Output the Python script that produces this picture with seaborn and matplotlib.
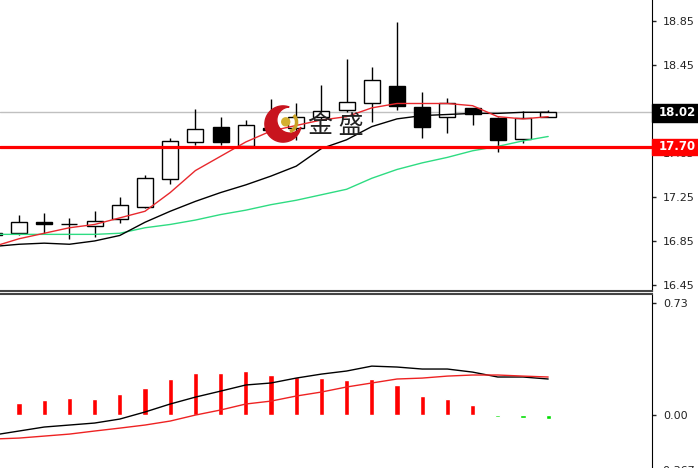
import numpy as np
import pandas as pd
import matplotlib
matplotlib.use("Agg")
import matplotlib.pyplot as plt
import seaborn as sns
from matplotlib.patches import Rectangle, Circle, Polygon, Arc
import matplotlib.transforms as mtrans

# candles (first one is cut off at the left edge)
opens  = [16.92, 16.92, 17.02, 17.00, 16.99, 17.05, 17.16, 17.41, 17.75, 17.89, 17.71, 17.88,
          17.88, 17.98, 18.04, 18.10, 18.26, 18.07, 17.98, 18.06, 17.97, 17.78, 17.98]
highs  = [16.96, 17.09, 17.10, 17.06, 17.12, 17.25, 17.45, 17.79, 18.05, 17.98, 17.95, 18.14,
          18.10, 18.27, 18.50, 18.43, 18.84, 18.20, 18.15, 18.06, 17.98, 18.03, 18.04]
lows   = [16.87, 16.90, 16.91, 16.87, 16.89, 17.01, 17.15, 17.37, 17.72, 17.72, 17.70, 17.81,
          17.77, 17.95, 18.02, 17.93, 18.04, 17.79, 17.83, 17.90, 17.66, 17.74, 17.98]
closes = [16.90, 17.02, 17.00, 17.00, 17.03, 17.18, 17.42, 17.76, 17.87, 17.75, 17.90, 17.86,
          17.98, 18.03, 18.11, 18.31, 18.08, 17.89, 18.10, 18.00, 17.77, 17.97, 18.02]

# moving averages
ma_red   = [16.80, 16.87, 16.92, 16.97, 17.00, 17.06, 17.12, 17.29, 17.49, 17.62, 17.75, 17.85,
            17.90, 17.95, 17.98, 18.06, 18.10, 18.10, 18.10, 18.08, 17.98, 17.96, 17.98]
ma_black = [16.80, 16.82, 16.83, 16.82, 16.85, 16.90, 17.02, 17.12, 17.21, 17.29, 17.36, 17.44,
            17.53, 17.69, 17.77, 17.89, 17.96, 17.99, 18.00, 18.01, 18.01, 18.02, 18.02]
ma_green = [16.91, 16.91, 16.91, 16.91, 16.91, 16.92, 16.97, 17.00, 17.04, 17.09, 17.13, 17.18,
            17.22, 17.27, 17.32, 17.42, 17.50, 17.56, 17.61, 17.67, 17.71, 17.76, 17.80]

# MACD panel
macd_hist   = [0.06, 0.078, 0.098, 0.111, 0.106, 0.137, 0.176, 0.235, 0.274, 0.274, 0.287, 0.261,
               0.248, 0.241, 0.228, 0.235, 0.196, 0.124, 0.104, 0.065, -0.012, -0.022, -0.025]
macd_main   = [-0.130, -0.104, -0.078, -0.065, -0.052, -0.026, 0.020, 0.072, 0.117, 0.156, 0.196, 0.209,
               0.241, 0.267, 0.287, 0.319, 0.313, 0.300, 0.300, 0.280, 0.248, 0.248, 0.235]
macd_signal = [-0.156, -0.150, -0.137, -0.124, -0.104, -0.085, -0.065, -0.039, 0.000, 0.033, 0.072, 0.091,
               0.124, 0.150, 0.183, 0.209, 0.235, 0.241, 0.254, 0.261, 0.261, 0.254, 0.248]

price_ticks = [18.85, 18.45, 18.05, 17.65, 17.25, 16.85, 16.45]
price_labels = ["18.85", "18.45", "", "17.65", "17.25", "16.85", "16.45"]  # 18.05 sits under the price box
macd_ticks = [0.73, 0.00]
macd_labels = ["0.73", "0.00"]
last_price = 18.02
support = 17.70

sns.set_style("white")
plt.rcParams['font.family'] = ['DejaVu Sans']

W, H = 698, 468
fig = plt.figure(figsize=(W / 100, H / 100), dpi=100)


def px_box(x0, y0, x1, y1):
    return [x0 / W, 1 - y1 / H, (x1 - x0) / W, (y1 - y0) / H]


ax = fig.add_axes(px_box(0, 0, 652, 291))
ax2 = fig.add_axes(px_box(0, 294, 652, 468))

df = pd.DataFrame({"i": np.arange(len(opens)), "open": opens, "high": highs, "low": lows,
                   "close": closes, "ma_red": ma_red, "ma_black": ma_black, "ma_green": ma_green,
                   "hist": macd_hist, "main": macd_main, "signal": macd_signal})

# --- price panel ---
up = df["close"] >= df["open"]
ax.vlines(df["i"], df["low"], df["high"], color="black", lw=1, zorder=2)
ax.bar(df["i"], np.maximum((df["close"] - df["open"]).abs(), 0.004),
       bottom=np.minimum(df["open"], df["close"]), width=0.64,
       color=np.where(up, "white", "black"), edgecolor="black", linewidth=1, zorder=3)

sns.lineplot(data=df, x="i", y="ma_green", color="#2edc82", lw=1, ax=ax, zorder=4)
sns.lineplot(data=df, x="i", y="ma_black", color="black", lw=1, ax=ax, zorder=4)
sns.lineplot(data=df, x="i", y="ma_red", color="#e8282d", lw=1, ax=ax, zorder=4)

ax.axhline(last_price, color="#c0c0c0", lw=1, zorder=1)
ax.axhline(support, color="#ff0000", lw=2.3, zorder=5)

ax.set_xlim(0.246, 26.12)
ax.set_ylim(16.395, 19.041)
ax.set_xticks([])
ax.set_xlabel("")
ax.set_ylabel("")
ax.yaxis.tick_right()
ax.set_yticks(price_ticks, price_labels)
ax.tick_params(axis="y", length=3, width=1, labelsize=8, pad=5, colors="#222")
for s in ["left", "top"]:
    ax.spines[s].set_visible(False)
ax.spines["right"].set_color("black")
ax.spines["bottom"].set_color("#444")
ax.spines["bottom"].set_linewidth(1.5)

# --- MACD panel ---
ax2.bar(df["i"], df["hist"], width=0.2,
        color=np.where(df["hist"] > 0, "#ff0000", "#00dd00"), zorder=2)
sns.lineplot(data=df, x="i", y="main", color="black", lw=1, ax=ax2, zorder=3)
sns.lineplot(data=df, x="i", y="signal", color="#ee2222", lw=1, ax=ax2, zorder=3)
ax2.set_xlim(0.246, 26.12)
ax2.set_ylim(-0.345, 0.789)
ax2.set_xticks([])
ax2.set_xlabel("")
ax2.set_ylabel("")
ax2.yaxis.tick_right()
ax2.set_yticks(macd_ticks, macd_labels)
ax2.tick_params(axis="y", length=3, width=1, labelsize=8, pad=5, colors="#222")
for s in ["left", "bottom"]:
    ax2.spines[s].set_visible(False)
ax2.spines["right"].set_color("black")
ax2.spines["top"].set_color("#444")
ax2.spines["top"].set_linewidth(1.5)
tr = mtrans.blended_transform_factory(ax2.transAxes, ax2.transData)
ax2.text(1.012, -0.367, "-0.367", transform=tr, va="center", ha="left",
         fontsize=8, color="#222", clip_on=False)

# --- price labels on the right ---
fig.add_artist(Rectangle((652 / W, 1 - 122 / H), 46 / W, 18 / H,
                         transform=fig.transFigure, color="black", zorder=5))
fig.text(659 / W, 1 - 113 / H, f"{last_price:.2f}", color="white", fontsize=8.5,
         fontweight="bold", va="center", ha="left", zorder=6)
fig.add_artist(Rectangle((652 / W, 1 - 155 / H), 46 / W, 16 / H,
                         transform=fig.transFigure, color="#ff0000", zorder=5))
fig.text(659 / W, 1 - 147 / H, f"{support:.2f}", color="white", fontsize=8.5,
         fontweight="bold", va="center", ha="left", zorder=6)

# --- watermark logo ---
lax = fig.add_axes(px_box(264, 105, 302, 143))
lax.set_xlim(-1.05, 1.05)
lax.set_ylim(-1.05, 1.05)
lax.axis("off")
r1, cx, cy, r2 = 1.0, 0.38, 0.22, 0.72
d = np.hypot(cx, cy)
phi = np.arctan2(cy, cx)
alpha = np.arccos((r1**2 - r2**2 + d**2) / (2 * d * r1))
t_out = np.linspace(phi + alpha, phi + 2 * np.pi - alpha, 120)
p1 = (np.cos(phi + alpha), np.sin(phi + alpha))
p2 = (np.cos(phi - alpha), np.sin(phi - alpha))
psi1 = np.arctan2(p1[1] - cy, p1[0] - cx)
psi2 = np.arctan2(p2[1] - cy, p2[0] - cx)
if psi2 < psi1:
    psi2 += 2 * np.pi
t_in = np.linspace(psi2, psi1, 120)
pts = np.vstack([np.c_[np.cos(t_out), np.sin(t_out)],
                 np.c_[cx + r2 * np.cos(t_in), cy + r2 * np.sin(t_in)]])
lax.add_patch(Polygon(pts, closed=True, color="#c8141e"))
lax.add_patch(Circle((0.15, 0.12), 0.22, color="#d4b030"))
lax.add_patch(Arc((0.2, 0.1), 1.1, 1.1, theta1=-70, theta2=45, lw=2.5, color="#c9a227"))

fig.text(336 / W, 1 - 126 / H, "金 盛", family=["Noto Sans CJK SC", "DejaVu Sans"],
         fontsize=18, color="#222", ha="center", va="center", zorder=6)

fig.savefig("out.png", dpi=100)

EXERCISE DIRECTIONS: Pictures are excluded; extract exactly the lines from the start of the data through the line that holds "17.77, 17.97, 18.02]", both ends included.

SOLUTION:
Output the Python script that produces this picture with seaborn and matplotlib.
import numpy as np
import pandas as pd
import matplotlib
matplotlib.use("Agg")
import matplotlib.pyplot as plt
import seaborn as sns
from matplotlib.patches import Rectangle, Circle, Polygon, Arc
import matplotlib.transforms as mtrans

# candles (first one is cut off at the left edge)
opens  = [16.92, 16.92, 17.02, 17.00, 16.99, 17.05, 17.16, 17.41, 17.75, 17.89, 17.71, 17.88,
          17.88, 17.98, 18.04, 18.10, 18.26, 18.07, 17.98, 18.06, 17.97, 17.78, 17.98]
highs  = [16.96, 17.09, 17.10, 17.06, 17.12, 17.25, 17.45, 17.79, 18.05, 17.98, 17.95, 18.14,
          18.10, 18.27, 18.50, 18.43, 18.84, 18.20, 18.15, 18.06, 17.98, 18.03, 18.04]
lows   = [16.87, 16.90, 16.91, 16.87, 16.89, 17.01, 17.15, 17.37, 17.72, 17.72, 17.70, 17.81,
          17.77, 17.95, 18.02, 17.93, 18.04, 17.79, 17.83, 17.90, 17.66, 17.74, 17.98]
closes = [16.90, 17.02, 17.00, 17.00, 17.03, 17.18, 17.42, 17.76, 17.87, 17.75, 17.90, 17.86,
          17.98, 18.03, 18.11, 18.31, 18.08, 17.89, 18.10, 18.00, 17.77, 17.97, 18.02]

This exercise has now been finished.